<<<<

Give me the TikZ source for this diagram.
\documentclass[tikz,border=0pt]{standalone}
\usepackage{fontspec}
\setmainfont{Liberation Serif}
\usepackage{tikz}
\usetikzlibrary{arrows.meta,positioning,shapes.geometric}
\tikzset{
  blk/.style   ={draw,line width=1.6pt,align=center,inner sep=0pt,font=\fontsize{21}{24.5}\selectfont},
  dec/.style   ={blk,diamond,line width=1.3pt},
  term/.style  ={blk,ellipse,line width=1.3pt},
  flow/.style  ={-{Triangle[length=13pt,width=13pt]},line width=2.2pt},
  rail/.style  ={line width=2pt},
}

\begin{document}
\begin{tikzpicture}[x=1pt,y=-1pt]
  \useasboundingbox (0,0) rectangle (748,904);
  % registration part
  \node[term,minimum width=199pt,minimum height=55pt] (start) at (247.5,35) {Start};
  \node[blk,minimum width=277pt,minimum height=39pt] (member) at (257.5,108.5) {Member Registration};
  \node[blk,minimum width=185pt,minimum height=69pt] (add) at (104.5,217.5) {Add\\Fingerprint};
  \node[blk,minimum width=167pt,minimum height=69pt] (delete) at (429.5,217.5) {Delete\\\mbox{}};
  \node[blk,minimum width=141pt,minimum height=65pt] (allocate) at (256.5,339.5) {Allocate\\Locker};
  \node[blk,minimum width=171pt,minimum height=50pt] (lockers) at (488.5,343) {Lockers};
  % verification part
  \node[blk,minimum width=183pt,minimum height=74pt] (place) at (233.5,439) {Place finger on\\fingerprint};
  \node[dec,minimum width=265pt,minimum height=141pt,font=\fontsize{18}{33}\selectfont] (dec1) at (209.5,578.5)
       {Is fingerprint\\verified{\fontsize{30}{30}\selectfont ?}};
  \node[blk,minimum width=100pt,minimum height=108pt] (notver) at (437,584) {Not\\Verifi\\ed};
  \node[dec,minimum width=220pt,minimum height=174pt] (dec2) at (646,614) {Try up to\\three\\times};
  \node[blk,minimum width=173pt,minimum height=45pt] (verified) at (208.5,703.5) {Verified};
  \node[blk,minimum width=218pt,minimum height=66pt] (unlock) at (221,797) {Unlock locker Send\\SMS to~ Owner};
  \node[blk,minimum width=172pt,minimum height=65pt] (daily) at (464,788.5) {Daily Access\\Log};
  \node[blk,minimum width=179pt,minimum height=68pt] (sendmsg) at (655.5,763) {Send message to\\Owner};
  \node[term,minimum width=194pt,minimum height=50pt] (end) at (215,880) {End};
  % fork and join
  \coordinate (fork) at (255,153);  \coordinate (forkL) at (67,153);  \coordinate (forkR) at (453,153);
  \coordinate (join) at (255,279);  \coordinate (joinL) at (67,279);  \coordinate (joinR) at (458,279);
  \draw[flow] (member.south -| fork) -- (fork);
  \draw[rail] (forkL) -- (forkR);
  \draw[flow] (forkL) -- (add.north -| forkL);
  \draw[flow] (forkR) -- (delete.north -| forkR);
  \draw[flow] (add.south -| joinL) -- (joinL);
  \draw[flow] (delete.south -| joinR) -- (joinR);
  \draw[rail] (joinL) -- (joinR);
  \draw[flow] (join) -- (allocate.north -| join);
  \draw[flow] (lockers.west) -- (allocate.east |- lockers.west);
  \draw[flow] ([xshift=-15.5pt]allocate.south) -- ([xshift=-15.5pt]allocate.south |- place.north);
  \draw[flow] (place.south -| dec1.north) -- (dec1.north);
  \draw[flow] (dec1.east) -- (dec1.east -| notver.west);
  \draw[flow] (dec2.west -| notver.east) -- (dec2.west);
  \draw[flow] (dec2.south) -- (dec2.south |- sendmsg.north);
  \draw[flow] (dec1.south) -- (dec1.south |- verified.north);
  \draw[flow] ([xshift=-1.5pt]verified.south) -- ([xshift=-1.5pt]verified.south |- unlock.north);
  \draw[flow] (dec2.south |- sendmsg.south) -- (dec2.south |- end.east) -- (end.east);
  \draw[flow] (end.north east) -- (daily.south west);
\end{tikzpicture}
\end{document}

>>>>

Return each line of the data exactly as written above.

Give me the TikZ source for this diagram.
\documentclass[tikz,border=0pt]{standalone}
\usepackage{fontspec}
\setmainfont{Liberation Serif}
\usepackage{tikz}
\usetikzlibrary{arrows.meta,positioning,shapes.geometric}
\tikzset{
  blk/.style   ={draw,line width=1.6pt,align=center,inner sep=0pt,font=\fontsize{21}{24.5}\selectfont},
  dec/.style   ={blk,diamond,line width=1.3pt},
  term/.style  ={blk,ellipse,line width=1.3pt},
  flow/.style  ={-{Triangle[length=13pt,width=13pt]},line width=2.2pt},
  rail/.style  ={line width=2pt},
}

\begin{document}
\begin{tikzpicture}[x=1pt,y=-1pt]
  \useasboundingbox (0,0) rectangle (748,904);
  % registration part
  \node[term,minimum width=199pt,minimum height=55pt] (start) at (247.5,35) {Start};
  \node[blk,minimum width=277pt,minimum height=39pt] (member) at (257.5,108.5) {Member Registration};
  \node[blk,minimum width=185pt,minimum height=69pt] (add) at (104.5,217.5) {Add\\Fingerprint};
  \node[blk,minimum width=167pt,minimum height=69pt] (delete) at (429.5,217.5) {Delete\\\mbox{}};
  \node[blk,minimum width=141pt,minimum height=65pt] (allocate) at (256.5,339.5) {Allocate\\Locker};
  \node[blk,minimum width=171pt,minimum height=50pt] (lockers) at (488.5,343) {Lockers};
  % verification part
  \node[blk,minimum width=183pt,minimum height=74pt] (place) at (233.5,439) {Place finger on\\fingerprint};
  \node[dec,minimum width=265pt,minimum height=141pt,font=\fontsize{18}{33}\selectfont] (dec1) at (209.5,578.5)
       {Is fingerprint\\verified{\fontsize{30}{30}\selectfont ?}};
  \node[blk,minimum width=100pt,minimum height=108pt] (notver) at (437,584) {Not\\Verifi\\ed};
  \node[dec,minimum width=220pt,minimum height=174pt] (dec2) at (646,614) {Try up to\\three\\times};
  \node[blk,minimum width=173pt,minimum height=45pt] (verified) at (208.5,703.5) {Verified};
  \node[blk,minimum width=218pt,minimum height=66pt] (unlock) at (221,797) {Unlock locker Send\\SMS to~ Owner};
  \node[blk,minimum width=172pt,minimum height=65pt] (daily) at (464,788.5) {Daily Access\\Log};
  \node[blk,minimum width=179pt,minimum height=68pt] (sendmsg) at (655.5,763) {Send message to\\Owner};
  \node[term,minimum width=194pt,minimum height=50pt] (end) at (215,880) {End};
  % fork and join
  \coordinate (fork) at (255,153);  \coordinate (forkL) at (67,153);  \coordinate (forkR) at (453,153);
  \coordinate (join) at (255,279);  \coordinate (joinL) at (67,279);  \coordinate (joinR) at (458,279);
  \draw[flow] (member.south -| fork) -- (fork);
  \draw[rail] (forkL) -- (forkR);
  \draw[flow] (forkL) -- (add.north -| forkL);
  \draw[flow] (forkR) -- (delete.north -| forkR);
  \draw[flow] (add.south -| joinL) -- (joinL);
  \draw[flow] (delete.south -| joinR) -- (joinR);
  \draw[rail] (joinL) -- (joinR);
  \draw[flow] (join) -- (allocate.north -| join);
  \draw[flow] (lockers.west) -- (allocate.east |- lockers.west);
  \draw[flow] ([xshift=-15.5pt]allocate.south) -- ([xshift=-15.5pt]allocate.south |- place.north);
  \draw[flow] (place.south -| dec1.north) -- (dec1.north);
  \draw[flow] (dec1.east) -- (dec1.east -| notver.west);
  \draw[flow] (dec2.west -| notver.east) -- (dec2.west);
  \draw[flow] (dec2.south) -- (dec2.south |- sendmsg.north);
  \draw[flow] (dec1.south) -- (dec1.south |- verified.north);
  \draw[flow] ([xshift=-1.5pt]verified.south) -- ([xshift=-1.5pt]verified.south |- unlock.north);
  \draw[flow] (dec2.south |- sendmsg.south) -- (dec2.south |- end.east) -- (end.east);
  \draw[flow] (end.north east) -- (daily.south west);
\end{tikzpicture}
\end{document}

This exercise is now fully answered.